Charts and diagrams as code:
———
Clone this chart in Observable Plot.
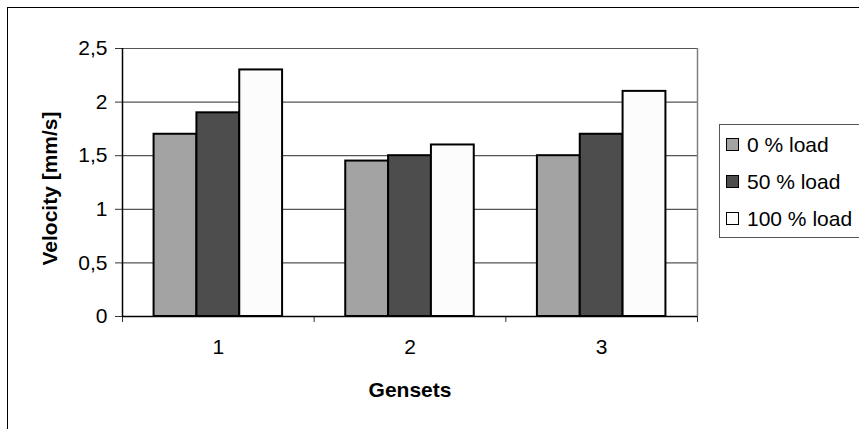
<!DOCTYPE html>
<html>
<head>
<meta charset="utf-8">
<script src="https://cdn.jsdelivr.net/npm/d3@7"></script>
<script src="https://cdn.jsdelivr.net/npm/@observablehq/plot@0.6"></script>
<style>
  html, body { margin: 0; padding: 0; background: #fff; }
  #wrap { position: relative; width: 859px; height: 429px; overflow: hidden; background: #fff;
          font-family: "Liberation Sans", Arial, sans-serif; }
  #border { position: absolute; left: 7px; top: 7px; width: 900px; height: 500px;
            border-left: 1.5px solid #000; border-top: 1.5px solid #000; box-sizing: border-box; }
  #chart { position: absolute; left: 0; top: 0; }
  #legend { position: absolute; left: 719px; top: 124px; width: 160px; height: 114px;
            border: 1.5px solid #555; box-sizing: border-box; background: #fff; padding-top: 1px; }
  .row { height: 37px; display: flex; align-items: center; font-size: 21px; color: #000; }
  .sw { width: 11px; height: 11px; border: 1.5px solid #000; margin-left: 6px; margin-right: 8px; flex: none; }
</style>
</head>
<body>
<div id="wrap">
  <div id="border"></div>
  <div id="chart"></div>
  <div id="legend"></div>
</div>
<script>
const gensets = [1, 2, 3];
const seriesNames = ["0 % load", "50 % load", "100 % load"];
const seriesColors = ["#a3a3a3", "#4d4d4d", "#fcfcfc"];
const load0 = [1.7, 1.45, 1.5];
const load50 = [1.9, 1.5, 1.7];
const load100 = [2.3, 1.6, 2.1];
const yTicks = [0, 0.5, 1, 1.5, 2, 2.5];
const xAxisLabel = "Gensets";
const yAxisLabel = "Velocity [mm/s]";

const seriesValues = [load0, load50, load100];
const barW = 0.2235;
const rows = [];
seriesValues.forEach((vals, si) => {
  vals.forEach((v, gi) => {
    const g = gensets[gi];
    const x1 = g - 1.5 * barW + si * barW;
    rows.push({genset: g, series: seriesNames[si], x1, x2: x1 + barW, value: v, color: seriesColors[si]});
  });
});
const boundaries = [0.5, 1.5, 2.5, 3.5];
const fmt = d => String(d).replace(".", ",");

const plot = Plot.plot({
  width: 859,
  height: 429,
  marginLeft: 122,
  marginRight: 162,
  marginTop: 48,
  marginBottom: 113,
  style: {fontFamily: "'Liberation Sans', Arial, sans-serif", fontSize: "21px", color: "#000", background: "transparent"},
  x: {domain: [0.5, 3.5]},
  y: {domain: [0, 2.5]},
  marks: [
    Plot.gridY(yTicks.filter(d => d > 0), {stroke: "#555", strokeOpacity: 1, strokeWidth: 1.2}),
    Plot.ruleX([3.5], {y1: 0, y2: 2.5, stroke: "#808080", strokeWidth: 1.5}),
    Plot.rectY(rows, {x1: "x1", x2: "x2", y: "value", fill: "color", stroke: "#000", strokeWidth: 2}),
    Plot.axisY({ticks: yTicks, tickFormat: fmt, tickSize: 7, tickPadding: 8, fontSize: 21, label: null, stroke: "#333"}),
    Plot.ruleX([0.5], {y1: 0, y2: 2.5, stroke: "#000", strokeWidth: 1.5}),
    Plot.axisX({ticks: boundaries, tickFormat: () => "", tickSize: 6, label: null, stroke: "#333"}),
    Plot.axisX({ticks: gensets, tickFormat: d => String(d), tickSize: 0, tickPadding: 23, fontSize: 21, label: null}),
    Plot.ruleY([0], {stroke: "#000", strokeWidth: 1.5}),
    Plot.text([yAxisLabel], {frameAnchor: "left", textAnchor: "middle", rotate: -90, dx: -72, dy: 6, fontSize: 21, fontWeight: "bold", fill: "#000"}),
    Plot.text([xAxisLabel], {frameAnchor: "bottom", lineAnchor: "middle", dy: 73.5, dx: 0, fontSize: 21, fontWeight: "bold", fill: "#000", style: "letter-spacing:0.6px"})
  ]
});
document.getElementById("chart").appendChild(plot);

const legend = document.getElementById("legend");
seriesNames.forEach((name, i) => {
  const row = document.createElement("div");
  row.className = "row";
  const sw = document.createElement("span");
  sw.className = "sw";
  sw.style.background = seriesColors[i];
  const t = document.createElement("span");
  t.textContent = name;
  row.appendChild(sw);
  row.appendChild(t);
  legend.appendChild(row);
});
</script>
</body>
</html>
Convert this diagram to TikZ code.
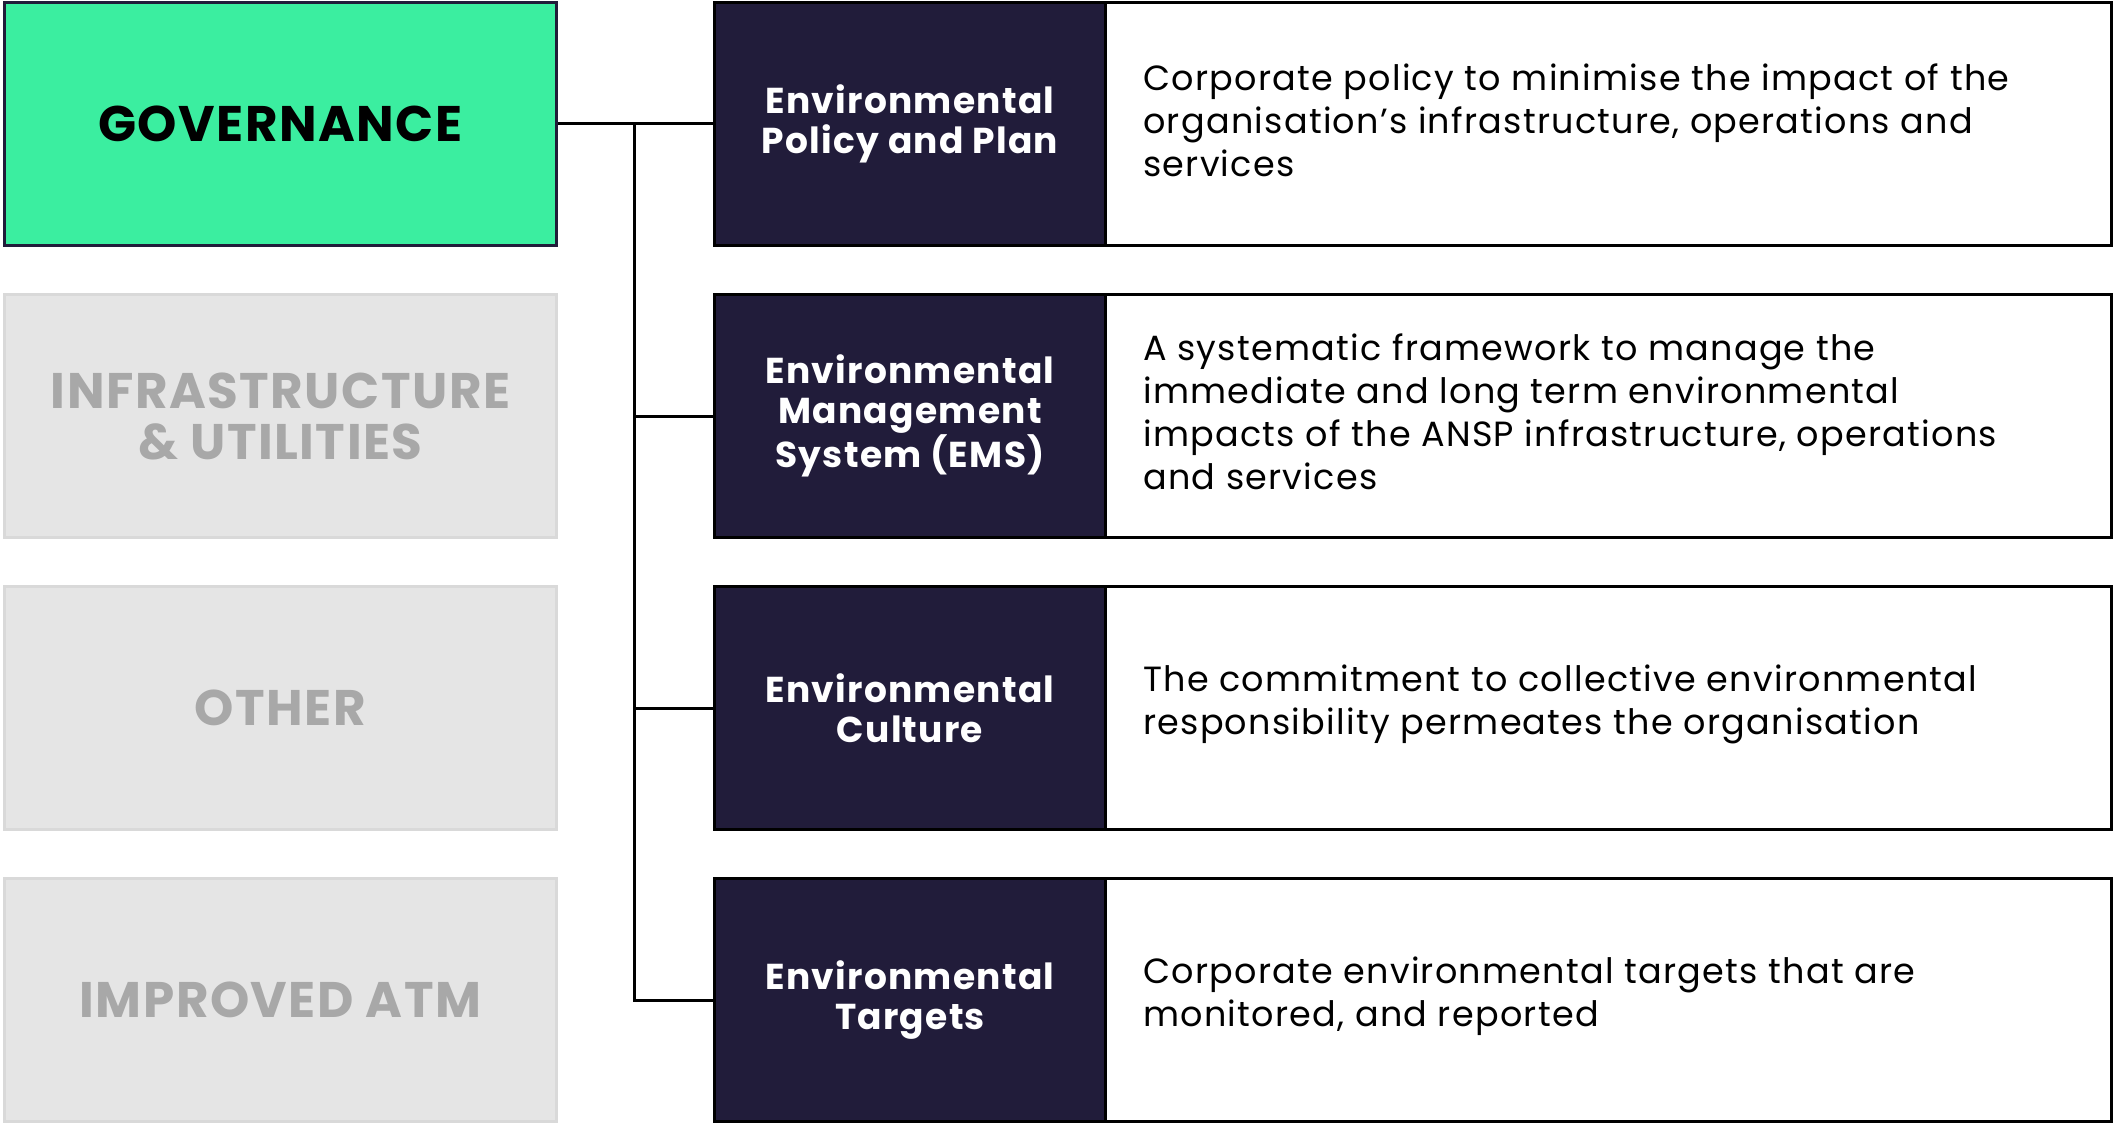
———
→ TO DO
Give all the entries again exactly, dropping each picture.

→ FINISHED TASK
Clone this chart in Observable Plot.
<!DOCTYPE html>
<html>
<head>
<meta charset="utf-8">
<script src="https://cdn.jsdelivr.net/npm/d3@7"></script>
<script src="https://cdn.jsdelivr.net/npm/@observablehq/plot@0.6"></script>
<style>
  html, body { margin: 0; padding: 0; background: #fff; }
  #wrap { position: relative; width: 859px; height: 429px; overflow: hidden; background: #fff;
          font-family: "Liberation Sans", Arial, sans-serif; }
  #border { position: absolute; left: 7px; top: 7px; width: 900px; height: 500px;
            border-left: 1.5px solid #000; border-top: 1.5px solid #000; box-sizing: border-box; }
  #chart { position: absolute; left: 0; top: 0; }
  #legend { position: absolute; left: 719px; top: 124px; width: 160px; height: 114px;
            border: 1.5px solid #555; box-sizing: border-box; background: #fff; padding-top: 1px; }
  .row { height: 37px; display: flex; align-items: center; font-size: 21px; color: #000; }
  .sw { width: 11px; height: 11px; border: 1.5px solid #000; margin-left: 6px; margin-right: 8px; flex: none; }
</style>
</head>
<body>
<div id="wrap">
  <div id="border"></div>
  <div id="chart"></div>
  <div id="legend"></div>
</div>
<script>
const gensets = [1, 2, 3];
const seriesNames = ["0 % load", "50 % load", "100 % load"];
const seriesColors = ["#a3a3a3", "#4d4d4d", "#fcfcfc"];
const load0 = [1.7, 1.45, 1.5];
const load50 = [1.9, 1.5, 1.7];
const load100 = [2.3, 1.6, 2.1];
const yTicks = [0, 0.5, 1, 1.5, 2, 2.5];
const xAxisLabel = "Gensets";
const yAxisLabel = "Velocity [mm/s]";

const seriesValues = [load0, load50, load100];
const barW = 0.2235;
const rows = [];
seriesValues.forEach((vals, si) => {
  vals.forEach((v, gi) => {
    const g = gensets[gi];
    const x1 = g - 1.5 * barW + si * barW;
    rows.push({genset: g, series: seriesNames[si], x1, x2: x1 + barW, value: v, color: seriesColors[si]});
  });
});
const boundaries = [0.5, 1.5, 2.5, 3.5];
const fmt = d => String(d).replace(".", ",");

const plot = Plot.plot({
  width: 859,
  height: 429,
  marginLeft: 122,
  marginRight: 162,
  marginTop: 48,
  marginBottom: 113,
  style: {fontFamily: "'Liberation Sans', Arial, sans-serif", fontSize: "21px", color: "#000", background: "transparent"},
  x: {domain: [0.5, 3.5]},
  y: {domain: [0, 2.5]},
  marks: [
    Plot.gridY(yTicks.filter(d => d > 0), {stroke: "#555", strokeOpacity: 1, strokeWidth: 1.2}),
    Plot.ruleX([3.5], {y1: 0, y2: 2.5, stroke: "#808080", strokeWidth: 1.5}),
    Plot.rectY(rows, {x1: "x1", x2: "x2", y: "value", fill: "color", stroke: "#000", strokeWidth: 2}),
    Plot.axisY({ticks: yTicks, tickFormat: fmt, tickSize: 7, tickPadding: 8, fontSize: 21, label: null, stroke: "#333"}),
    Plot.ruleX([0.5], {y1: 0, y2: 2.5, stroke: "#000", strokeWidth: 1.5}),
    Plot.axisX({ticks: boundaries, tickFormat: () => "", tickSize: 6, label: null, stroke: "#333"}),
    Plot.axisX({ticks: gensets, tickFormat: d => String(d), tickSize: 0, tickPadding: 23, fontSize: 21, label: null}),
    Plot.ruleY([0], {stroke: "#000", strokeWidth: 1.5}),
    Plot.text([yAxisLabel], {frameAnchor: "left", textAnchor: "middle", rotate: -90, dx: -72, dy: 6, fontSize: 21, fontWeight: "bold", fill: "#000"}),
    Plot.text([xAxisLabel], {frameAnchor: "bottom", lineAnchor: "middle", dy: 73.5, dx: 0, fontSize: 21, fontWeight: "bold", fill: "#000", style: "letter-spacing:0.6px"})
  ]
});
document.getElementById("chart").appendChild(plot);

const legend = document.getElementById("legend");
seriesNames.forEach((name, i) => {
  const row = document.createElement("div");
  row.className = "row";
  const sw = document.createElement("span");
  sw.className = "sw";
  sw.style.background = seriesColors[i];
  const t = document.createElement("span");
  t.textContent = name;
  row.appendChild(sw);
  row.appendChild(t);
  legend.appendChild(row);
});
</script>
</body>
</html>
Convert this diagram to TikZ code.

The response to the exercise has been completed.